▶ _Exercise prompt_
Without the pictures, extract every line from the start of the material to the line containing "x_ticks = [0.65, 1.07, 1.71, 2.71, 3.74]", both ends included.

########################################

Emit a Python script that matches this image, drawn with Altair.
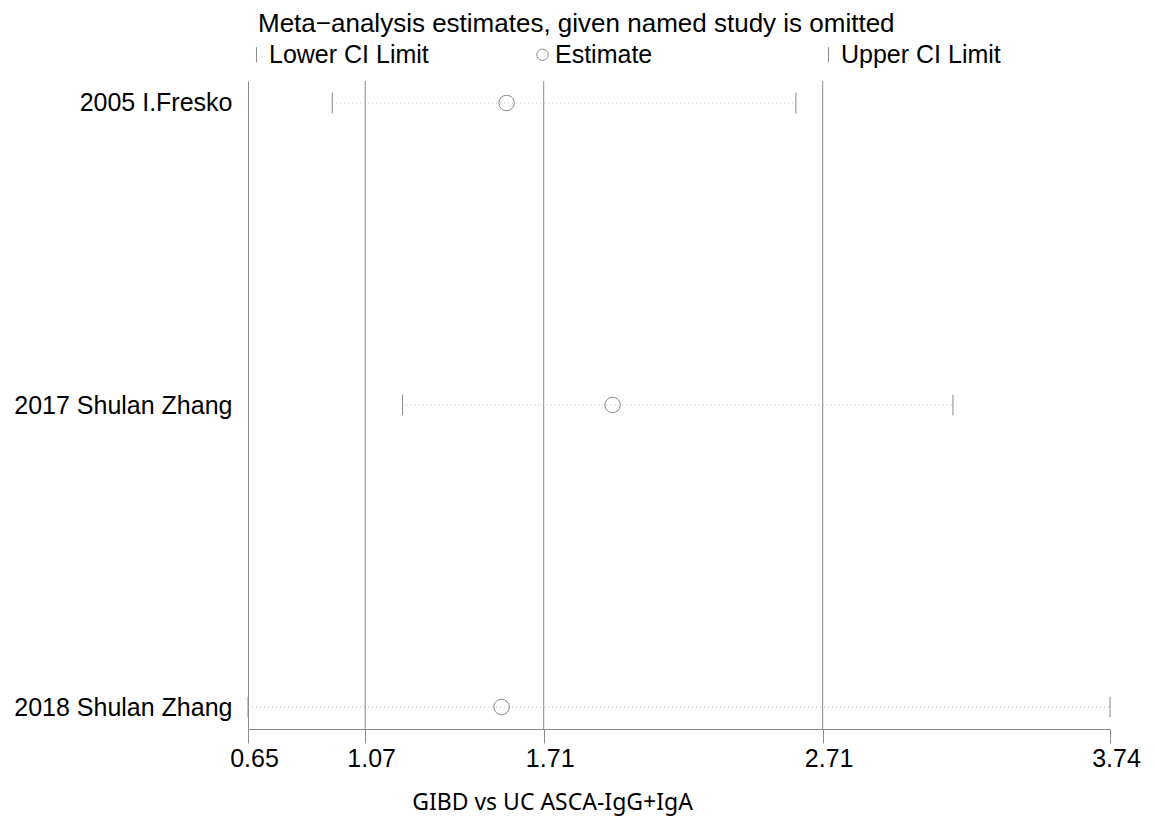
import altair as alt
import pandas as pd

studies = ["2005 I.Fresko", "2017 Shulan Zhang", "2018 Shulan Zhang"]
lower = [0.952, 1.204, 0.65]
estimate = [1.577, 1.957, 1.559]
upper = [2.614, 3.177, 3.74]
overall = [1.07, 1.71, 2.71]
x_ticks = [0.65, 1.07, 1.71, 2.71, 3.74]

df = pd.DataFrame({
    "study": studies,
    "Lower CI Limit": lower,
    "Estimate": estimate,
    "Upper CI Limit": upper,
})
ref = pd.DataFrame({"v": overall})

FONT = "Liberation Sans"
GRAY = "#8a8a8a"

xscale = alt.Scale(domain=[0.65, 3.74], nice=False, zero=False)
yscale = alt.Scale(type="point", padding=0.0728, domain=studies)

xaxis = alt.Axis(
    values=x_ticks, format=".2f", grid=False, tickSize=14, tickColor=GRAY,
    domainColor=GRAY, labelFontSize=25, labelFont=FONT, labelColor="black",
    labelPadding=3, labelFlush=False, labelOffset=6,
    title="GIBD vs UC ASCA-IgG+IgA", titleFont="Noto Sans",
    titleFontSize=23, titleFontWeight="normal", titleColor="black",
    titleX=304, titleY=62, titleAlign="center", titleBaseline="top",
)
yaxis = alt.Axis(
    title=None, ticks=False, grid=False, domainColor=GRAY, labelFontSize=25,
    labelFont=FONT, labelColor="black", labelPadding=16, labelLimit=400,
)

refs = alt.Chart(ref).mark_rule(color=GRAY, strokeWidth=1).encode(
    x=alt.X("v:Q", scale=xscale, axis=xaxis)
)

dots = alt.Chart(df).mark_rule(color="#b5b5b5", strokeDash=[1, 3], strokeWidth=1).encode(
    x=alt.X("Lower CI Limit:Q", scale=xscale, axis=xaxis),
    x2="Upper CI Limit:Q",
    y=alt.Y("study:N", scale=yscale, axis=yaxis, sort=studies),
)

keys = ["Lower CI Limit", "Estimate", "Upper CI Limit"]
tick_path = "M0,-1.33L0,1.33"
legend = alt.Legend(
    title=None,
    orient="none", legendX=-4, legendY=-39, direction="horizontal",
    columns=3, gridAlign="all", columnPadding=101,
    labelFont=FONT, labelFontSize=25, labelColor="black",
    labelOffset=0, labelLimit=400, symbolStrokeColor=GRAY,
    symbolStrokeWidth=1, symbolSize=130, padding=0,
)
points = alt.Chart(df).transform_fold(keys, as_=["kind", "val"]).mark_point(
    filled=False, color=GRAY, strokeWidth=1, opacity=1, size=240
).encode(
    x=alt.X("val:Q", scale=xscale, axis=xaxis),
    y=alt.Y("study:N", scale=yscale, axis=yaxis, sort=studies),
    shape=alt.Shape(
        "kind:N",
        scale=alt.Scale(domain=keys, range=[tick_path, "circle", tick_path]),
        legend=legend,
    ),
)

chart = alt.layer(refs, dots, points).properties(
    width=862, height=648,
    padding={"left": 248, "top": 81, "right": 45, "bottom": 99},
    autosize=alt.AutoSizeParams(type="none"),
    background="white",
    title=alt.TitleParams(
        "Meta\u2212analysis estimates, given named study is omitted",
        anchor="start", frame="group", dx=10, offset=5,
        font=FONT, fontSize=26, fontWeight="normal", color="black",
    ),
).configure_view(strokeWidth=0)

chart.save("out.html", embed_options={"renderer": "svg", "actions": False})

########################################

▶ _Result of the exercise_
Emit a Python script that matches this image, drawn with Altair.
import altair as alt
import pandas as pd

studies = ["2005 I.Fresko", "2017 Shulan Zhang", "2018 Shulan Zhang"]
lower = [0.952, 1.204, 0.65]
estimate = [1.577, 1.957, 1.559]
upper = [2.614, 3.177, 3.74]
overall = [1.07, 1.71, 2.71]
x_ticks = [0.65, 1.07, 1.71, 2.71, 3.74]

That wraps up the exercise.